ABA, associations support limits on non-federally regulated lenders in 7(a) program

The American Bankers Association, National Association of Government Guaranteed Lenders and four other bank and credit union trade associations today expressed appreciation for Senate legislation rolling back recent policy changes made to the 7(a) loan program by the Small Business Administration, including the agency’s decision to lift the moratorium on the number of non-federally regulated lenders in the program.

SBA issued final rules in April that eliminated limits on nonregulated fintechs and other lenders in the program while also loosening underwriting standards. Senate Small Business Committee Chairman Ben Cardin (D-Md.) and Ranking Member Joni Ernst (R-Iowa) drafted legislation that would cap the number of non-federally regulated lenders at 17; impose higher underwriting standards, particularly for 7(a) loans of $350,000 and above; and impose other guardrails on the 7(a) program. In a joint letter, the associations expressed support for the committee’s efforts to advance legislation to respond to SBA’s final rules.

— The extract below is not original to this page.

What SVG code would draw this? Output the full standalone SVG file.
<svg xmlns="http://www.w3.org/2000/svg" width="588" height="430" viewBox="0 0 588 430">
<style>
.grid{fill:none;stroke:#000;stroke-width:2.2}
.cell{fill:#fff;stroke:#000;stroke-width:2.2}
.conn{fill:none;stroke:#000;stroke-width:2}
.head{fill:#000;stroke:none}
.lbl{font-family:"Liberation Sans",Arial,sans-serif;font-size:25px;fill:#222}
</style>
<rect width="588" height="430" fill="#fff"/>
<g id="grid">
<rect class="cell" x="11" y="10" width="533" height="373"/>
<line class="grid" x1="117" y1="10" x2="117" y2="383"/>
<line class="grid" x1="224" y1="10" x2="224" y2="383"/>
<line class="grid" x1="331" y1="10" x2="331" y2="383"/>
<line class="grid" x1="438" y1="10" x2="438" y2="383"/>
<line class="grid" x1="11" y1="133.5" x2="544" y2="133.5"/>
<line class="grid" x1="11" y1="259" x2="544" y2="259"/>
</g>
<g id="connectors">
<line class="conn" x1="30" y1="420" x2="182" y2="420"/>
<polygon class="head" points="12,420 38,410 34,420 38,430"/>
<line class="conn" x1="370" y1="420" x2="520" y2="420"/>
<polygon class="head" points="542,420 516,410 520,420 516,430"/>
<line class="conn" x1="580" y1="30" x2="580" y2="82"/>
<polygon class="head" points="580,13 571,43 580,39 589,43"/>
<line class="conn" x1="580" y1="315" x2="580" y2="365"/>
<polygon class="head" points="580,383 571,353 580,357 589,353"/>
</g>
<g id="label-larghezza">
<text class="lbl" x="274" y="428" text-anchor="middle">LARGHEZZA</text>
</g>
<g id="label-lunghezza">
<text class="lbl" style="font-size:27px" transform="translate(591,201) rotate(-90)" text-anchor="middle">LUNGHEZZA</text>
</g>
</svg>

“We remain concerned that SBA’s decision to lift the moratorium on the number of non-Federally regulated lenders in the 7(a) program while simultaneously loosening underwriting standards may negatively impact the performance of 7(a) loans, threaten the integrity of the program, and lead to increased borrower and lender fees,” the groups said. Supporting small business is of the utmost importance to the national economy “and our organizations stand ready to assist in ensuring that access to capital is protected,” they added.